Of course, this is only a preliminary study – it's one of the first to test how sleep affects high-level decision-making. And while the study subjects were up for two consecutive days, in real world situations people are more likely to get inadequate sleep over a long period of time, rather than no sleep over a short period.

Previous studies have shown that the effects of chronic sleep loss are similar to the acute sleep deprivation the subjects of this study experienced, Whitney says.

"It's hard to simulate in a lab the kind of decisionmaking that is predictive of what happens in a natural, real-world situation," says Charles Czeisler, head of the Division of Sleep and Circadian Disorders at Brigham and Women's Hospital and chairman of the board of the National Sleep Foundation, who wasn't involved in the recent research. "But this study does a really good job of getting at that."

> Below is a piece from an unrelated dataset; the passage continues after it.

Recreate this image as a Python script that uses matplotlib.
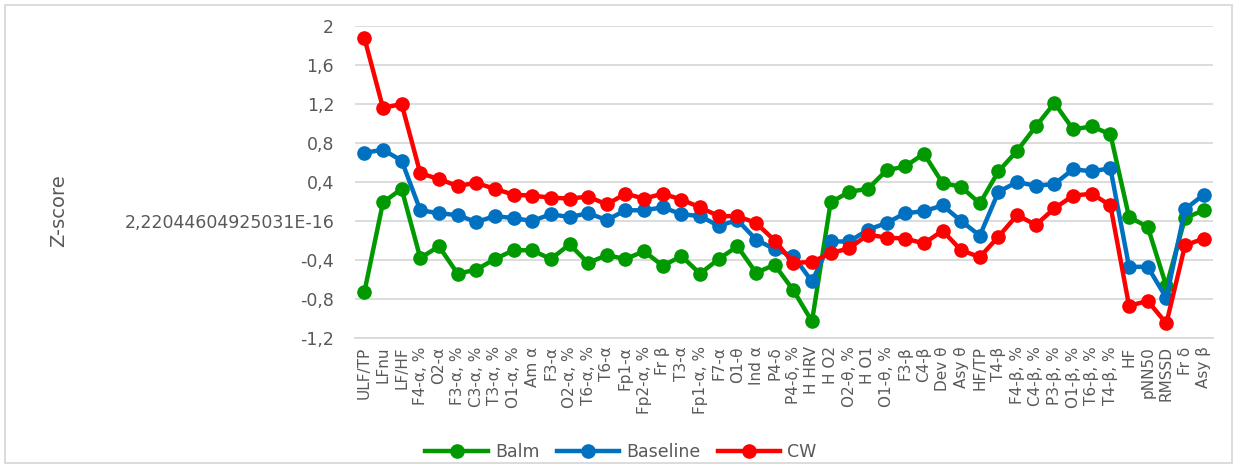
import numpy as np
import matplotlib
matplotlib.use("Agg")
import matplotlib.pyplot as plt
from matplotlib.patches import Rectangle

# categories on the x axis
labels = ["ULF/TP", "LFnu", "LF/HF", "F4-α, %", "O2-α", "F3-α, %", "C3-α, %", "T3-α, %",
          "O1-α, %", "Am α", "F3-α", "O2-α, %", "T6-α, %", "T6-α", "Fp1-α", "Fp2-α, %",
          "Fr β", "T3-α", "Fp1-α, %", "F7-α", "O1-θ", "Ind α", "P4-δ", "P4-δ, %",
          "H HRV", "H O2", "O2-θ, %", "H O1", "O1-θ, %", "F3-β", "C4-β", "Dev θ",
          "Asy θ", "HF/TP", "T4-β", "F4-β, %", "C4-β, %", "P3-β, %", "O1-β, %",
          "T6-β, %", "T4-β, %", "HF", "pNN50", "RMSSD", "Fr δ", "Asy β"]

balm = [-0.73, 0.19, 0.33, -0.38, -0.26, -0.54, -0.50, -0.39, -0.30, -0.30,
        -0.39, -0.24, -0.43, -0.35, -0.39, -0.31, -0.46, -0.36, -0.54, -0.39,
        -0.26, -0.53, -0.45, -0.71, -1.03, 0.19, 0.30, 0.33, 0.52, 0.56,
        0.69, 0.39, 0.35, 0.18, 0.51, 0.72, 0.97, 1.21, 0.94, 0.97,
        0.89, 0.04, -0.06, -0.67, 0.03, 0.11]

baseline = [0.70, 0.73, 0.62, 0.11, 0.08, 0.06, -0.01, 0.05, 0.03, 0.00,
            0.07, 0.04, 0.08, 0.01, 0.11, 0.11, 0.14, 0.07, 0.05, -0.05,
            0.01, -0.19, -0.29, -0.36, -0.62, -0.21, -0.21, -0.09, -0.02, 0.08,
            0.10, 0.16, 0.00, -0.15, 0.30, 0.40, 0.36, 0.38, 0.53, 0.51,
            0.54, -0.47, -0.47, -0.79, 0.12, 0.27]

cw = [1.88, 1.16, 1.20, 0.49, 0.43, 0.36, 0.39, 0.33, 0.27, 0.26,
      0.24, 0.23, 0.25, 0.17, 0.28, 0.23, 0.28, 0.22, 0.14, 0.05,
      0.05, -0.02, -0.20, -0.43, -0.42, -0.33, -0.28, -0.14, -0.17, -0.18,
      -0.23, -0.10, -0.30, -0.37, -0.16, 0.06, -0.04, 0.13, 0.26, 0.28,
      0.16, -0.87, -0.82, -1.05, -0.25, -0.18]

yticks = [2, 1.6, 1.2, 0.8, 0.4, 0, -0.4, -0.8, -1.2]
ytick_labels = ["2", "1,6", "1,2", "0,8", "0,4", "2,22044604925031E-16", "-0,4", "-0,8", "-1,2"]

GREEN = "#009900"
BLUE = "#0070C0"
RED = "#FF0000"
GREY = "#595959"
GRID = "#d9d9d9"

W, H = 1237, 468
fig = plt.figure(figsize=(W / 100, H / 100), dpi=100)
ax = fig.add_axes([355 / W, 1 - 338 / H, (1213 - 355) / W, (338 - 26) / H])

x = np.arange(len(labels))
for vals, col, name in [(balm, GREEN, "Balm"), (baseline, BLUE, "Baseline"), (cw, RED, "CW")]:
    ax.plot(x, vals, color=col, lw=3.2, marker="o", ms=9.5, label=name, zorder=3)

ax.set_xlim(-0.5, len(labels) - 0.5)
ax.set_ylim(-1.2, 2)
ax.set_yticks(yticks)
ax.set_yticklabels(ytick_labels, fontsize=12.5, color=GREY)
ax.set_xticks(x)
ax.set_xticklabels(labels, rotation=90, fontsize=11, color=GREY)
ax.tick_params(length=0)
ax.tick_params(axis="x", pad=6)
ax.tick_params(axis="y", pad=15)

ax.grid(axis="y", color=GRID, lw=1.3)
ax.set_axisbelow(True)
for s in ["top", "right", "left"]:
    ax.spines[s].set_visible(False)
ax.spines["bottom"].set_color(GRID)
ax.spines["bottom"].set_linewidth(1.3)

fig.text(59 / W, 1 - 211 / H, "Z-score", rotation=90, va="center", ha="center",
         fontsize=14, color=GREY)

fig.legend(loc="center", bbox_to_anchor=(0.502, 1 - 452 / H), ncol=3, frameon=False,
           fontsize=12.5, handlelength=3.6, columnspacing=1.0, handletextpad=0.4,
           labelcolor=GREY)

# outer chart border
fig.patches.append(Rectangle((5 / W, 5 / H), (W - 10) / W, (H - 10) / H,
                             transform=fig.transFigure, fill=False,
                             edgecolor=GRID, lw=1.3))

fig.savefig("out.png", dpi=100)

It scientifically proves what we've known for a while – in high-stakes situations, sleep loss can be disastrous. "There have been many situations throughout history, particularly in military battles, where very highly capable individuals made mistakes when they were exhausted," Czeisler says. "This shows that when we practice disaster preparedness, we should think about how are we're going to rotate command and control."

And sleep is important even when you're not making life-or-death decisions, he adds. "People are increasingly burning the candle at both ends. And that's really not a good idea. It can even be dangerous."